FIFA has asked Swiss prosecutors to investigate possible criminal offences committed by individuals involved in the 2018 and 2022 World Cup bidding processes.
A statement from world football's governing body said Eckert had found grounds to suspect individuals involved in the process of illegally transferring assets "with connections to Switzerland".
It read: "Judge Eckert has recommended that a criminal complaint be lodged with the office of the Attorney General of Switzerland in Bern.
"This criminal complaint has been lodged today.
"The subject of the criminal complaint is the possible misconduct of individual persons in connection with the awarding of the hosting rights of the 2018 and 2022 World Cups.

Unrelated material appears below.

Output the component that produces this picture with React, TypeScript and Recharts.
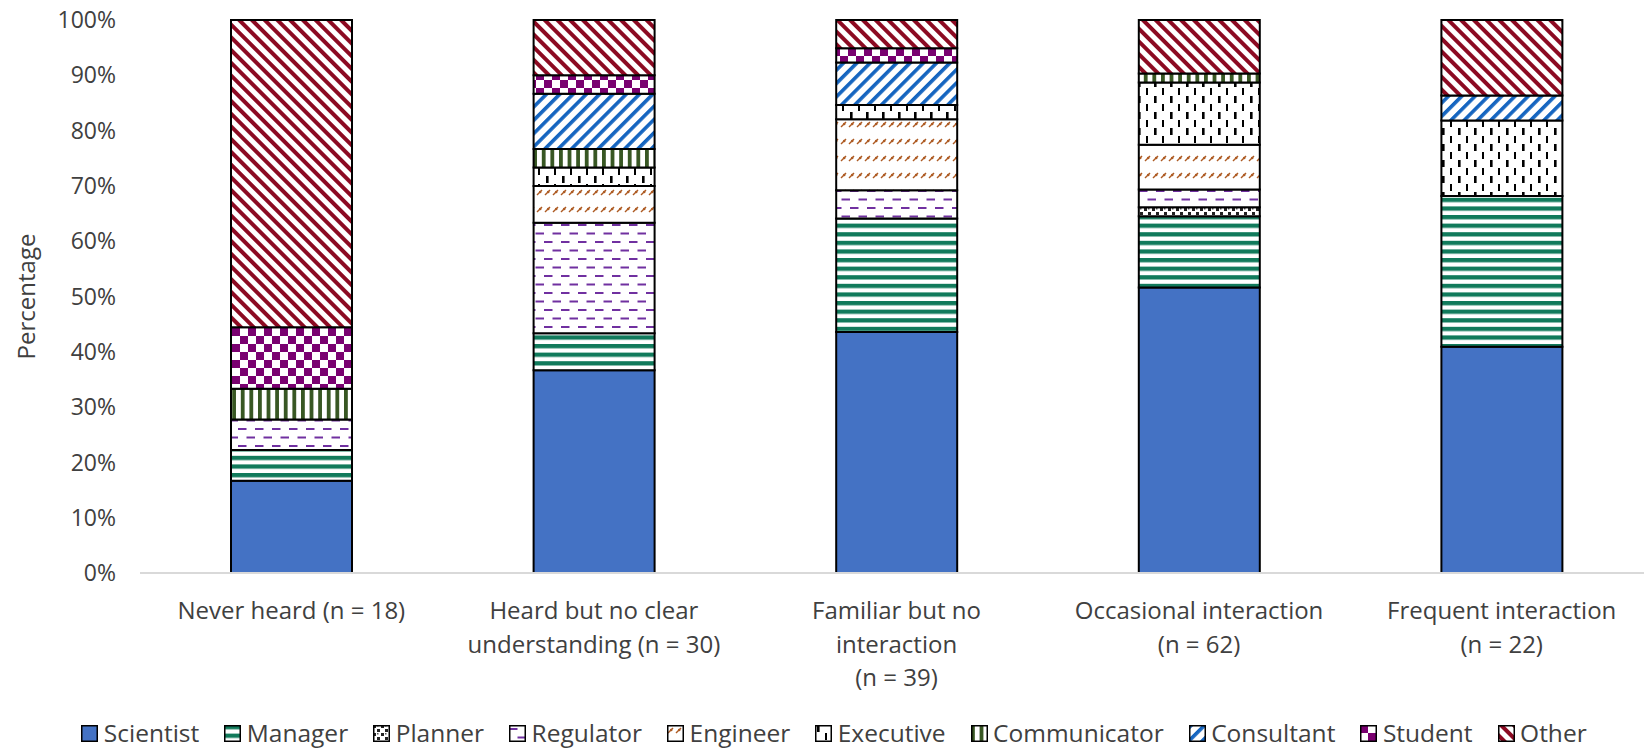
import React from "react";
import { BarChart, Bar, XAxis, YAxis } from "recharts";

const FONT = "'Open Sans', 'Noto Sans', sans-serif";
const TEXT = "#404040";

// category labels ("\n" marks where the original wraps)
const categories = [
  "Never heard (n = 18)",
  "Heard but no clear\nunderstanding (n = 30)",
  "Familiar but no\ninteraction\n(n = 39)",
  "Occasional interaction\n(n = 62)",
  "Frequent interaction\n(n = 22)",
];

// respondent counts per role, one entry per category
const scientist = [3, 11, 17, 32, 9];
const manager = [1, 2, 8, 8, 6];
const planner = [0, 0, 0, 1, 0];
const regulator = [1, 6, 2, 2, 0];
const engineer = [0, 2, 5, 5, 0];
const executive = [0, 1, 1, 7, 3];
const communicator = [1, 1, 0, 1, 0];
const consultant = [0, 3, 3, 0, 1];
const student = [2, 1, 1, 0, 0];
const other = [10, 3, 2, 6, 3];

const roles = [
  "Scientist",
  "Manager",
  "Planner",
  "Regulator",
  "Engineer",
  "Executive",
  "Communicator",
  "Consultant",
  "Student",
  "Other",
];
const roleCounts = [
  scientist,
  manager,
  planner,
  regulator,
  engineer,
  executive,
  communicator,
  consultant,
  student,
  other,
];

const yTicks = [0, 0.1, 0.2, 0.3, 0.4, 0.5, 0.6, 0.7, 0.8, 0.9, 1];

const fills: Record<string, string> = {
  Scientist: "#4472C4",
  Manager: "url(#p-manager)",
  Planner: "url(#p-planner)",
  Regulator: "url(#p-regulator)",
  Engineer: "url(#p-engineer)",
  Executive: "url(#p-executive)",
  Communicator: "url(#p-communicator)",
  Consultant: "url(#p-consultant)",
  Student: "url(#p-student)",
  Other: "url(#p-other)",
};

const data = categories.map((name, i) => {
  const row: any = { name };
  roles.forEach((r, k) => {
    row[r] = roleCounts[k][i];
  });
  return row;
});

const Patterns = () => (
  <defs>
    <pattern id="p-manager" patternUnits="userSpaceOnUse" width="10" height="8.6">
      <rect width="10" height="8.6" fill="#fff" />
      <rect y="0" width="10" height="4.3" fill="#117A5B" />
    </pattern>
    <pattern id="p-planner" patternUnits="userSpaceOnUse" width="8" height="8">
      <rect width="8" height="8" fill="#fff" />
      <rect x="0" y="0" width="3" height="3" fill="#222" />
      <rect x="4" y="4" width="3" height="3" fill="#222" />
      <rect x="4" y="0" width="1.5" height="1.5" fill="#555" />
    </pattern>
    <pattern id="p-regulator" patternUnits="userSpaceOnUse" width="17" height="17">
      <rect width="17" height="17" fill="#fff" />
      <rect x="0" y="3" width="8.5" height="2" fill="#7030A0" />
      <rect x="8.5" y="11.5" width="8.5" height="2" fill="#7030A0" />
    </pattern>
    <pattern id="p-engineer" patternUnits="userSpaceOnUse" width="8" height="17">
      <rect width="8" height="17" fill="#fff" />
      <path d="M1 8 L6 3" stroke="#AD5A22" strokeWidth="1.4" />
      <circle cx="4.2" cy="5" r="1.3" fill="#AD5A22" />
    </pattern>
    <pattern id="p-executive" patternUnits="userSpaceOnUse" width="16" height="16">
      <rect width="16" height="16" fill="#fff" />
      <rect x="2" y="0" width="2.6" height="7" fill="#000" />
      <rect x="10" y="8" width="2" height="7" fill="#000" />
    </pattern>
    <pattern id="p-communicator" patternUnits="userSpaceOnUse" width="8.6" height="10">
      <rect width="8.6" height="10" fill="#fff" />
      <rect x="0" width="3.8" height="10" fill="#385723" />
    </pattern>
    <pattern
      id="p-consultant"
      patternUnits="userSpaceOnUse"
      width="9.4"
      height="9.4"
      patternTransform="rotate(45)"
    >
      <rect width="9.4" height="9.4" fill="#fff" />
      <rect width="3.6" height="9.4" fill="#1565C0" />
    </pattern>
    <pattern id="p-student" patternUnits="userSpaceOnUse" width="16" height="16">
      <rect width="16" height="16" fill="#fff" />
      <rect x="0" y="0" width="8" height="8" fill="#7A0070" />
      <rect x="8" y="8" width="8" height="8" fill="#7A0070" />
    </pattern>
    <pattern
      id="p-other"
      patternUnits="userSpaceOnUse"
      width="9"
      height="9"
      patternTransform="rotate(-45)"
    >
      <rect width="9" height="9" fill="#fff" />
      <rect width="4" height="9" fill="#8C0A22" />
    </pattern>
  </defs>
);

const CategoryTick = ({ x, y, payload }: any) => {
  const lines = String(payload.value).split("\n");
  return (
    <text x={x} y={y} textAnchor="middle" fill={TEXT} fontSize={24} fontFamily={FONT}>
      {lines.map((l, i) => (
        <tspan key={i} x={x} dy={i === 0 ? 38 : 33.5}>
          {l}
        </tspan>
      ))}
    </text>
  );
};

const YTitle = ({ viewBox }: any) => {
  const cy = viewBox.y + viewBox.height / 2;
  return (
    <text
      x={25}
      y={cy}
      transform={`rotate(-90 25 ${cy})`}
      textAnchor="middle"
      dominantBaseline="central"
      fill={TEXT}
      fontSize={24}
      fontFamily={FONT}
    >
      Percentage
    </text>
  );
};

const LegendRow = () => (
  <div
    style={{
      position: "absolute",
      left: 12,
      top: 719,
      width: 1644,
      display: "flex",
      justifyContent: "center",
      gap: 25,
      fontSize: 24.5,
      lineHeight: "28px",
      color: TEXT,
      fontFamily: FONT,
    }}
  >
    {roles.map((r) => (
      <div key={r} style={{ display: "flex", alignItems: "center", gap: 5.5 }}>
        <svg width={17} height={17}>
          <rect x={0.75} y={0.75} width={15.5} height={15.5} fill={fills[r]} stroke="#000" strokeWidth={1.5} />
        </svg>
        <span>{r}</span>
      </div>
    ))}
  </div>
);

export default function App() {
  return (
    <div
      style={{
        position: "fixed",
        left: 0,
        top: 0,
        width: 1644,
        height: 752,
        overflow: "hidden",
        background: "#fff",
        fontFamily: FONT,
      }}
    >
      <BarChart
        width={1653}
        height={752}
        data={data}
        stackOffset="expand"
        barSize={121}
        margin={{ top: 20, right: 0, bottom: 0, left: 0 }}
      >
        <Patterns />
        <XAxis
          dataKey="name"
          interval={0}
          height={179}
          tickLine={false}
          axisLine={{ stroke: "#D9D9D9", strokeWidth: 2 }}
          tick={<CategoryTick />}
        />
        <YAxis
          type="number"
          domain={[0, 1]}
          ticks={yTicks}
          width={140}
          axisLine={false}
          tickLine={false}
          tickMargin={18}
          tickFormatter={(v: number) => `${Math.round(v * 100)}%`}
          tick={{ fill: TEXT, fontSize: 23, fontFamily: FONT }}
          label={<YTitle />}
        />
        {roles.map((r) => (
          <Bar
            key={r}
            dataKey={r}
            stackId="a"
            fill={fills[r]}
            stroke="#000"
            strokeWidth={2}
            isAnimationActive={false}
          />
        ))}
      </BarChart>
      <LegendRow />
    </div>
  );
}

"In particular there seem to be grounds for suspicion that, in isolated cases, international transfers of assets with connections to Switzerland took place, which merit examination by the criminal prosecution authorities.
"Unlike FIFA's bodies, the Swiss criminal prosecution authorities have the ability to conduct investigations under application of criminal procedural coercive measures."
Blatter said the move shows FIFA, which has faced an abundance of allegations over corruption, is not opposed to transparency.
He added: "If we had anything to hide, we would hardly be taking this matter to the office of the Attorney General."
The Swiss also said there would be "no change to Judge Eckert's statement that the investigation into the bidding process for the 2018 and 2022 FIFA World Cups is concluded."
FIFA's ethics investigator Michael Garcia filed a 350-page report into the bidding campaigns in September but claimed Eckert's shortened summary contained "numerous materially incomplete and erroneous representations of the facts and conclusions".
Eckert denies misrepresenting Garcia's report and is due to meet with the United States attorney to discuss the issue on Thursday (November 20).
"My statement was based on the Garcia report," he said.
"I can only work with the material contained in it, and in my view, there was insufficient clear evidence of illegal or irregular conduct that would call into question the integrity of the award process as a whole.
"However, in certain places, the report does indicate that further clarification is needed of certain circumstances.
"Much of this clarification work can be carried out by the FIFA Ethics Committee itself, while the remainder is the responsibility of the relevant national investigatory authorities."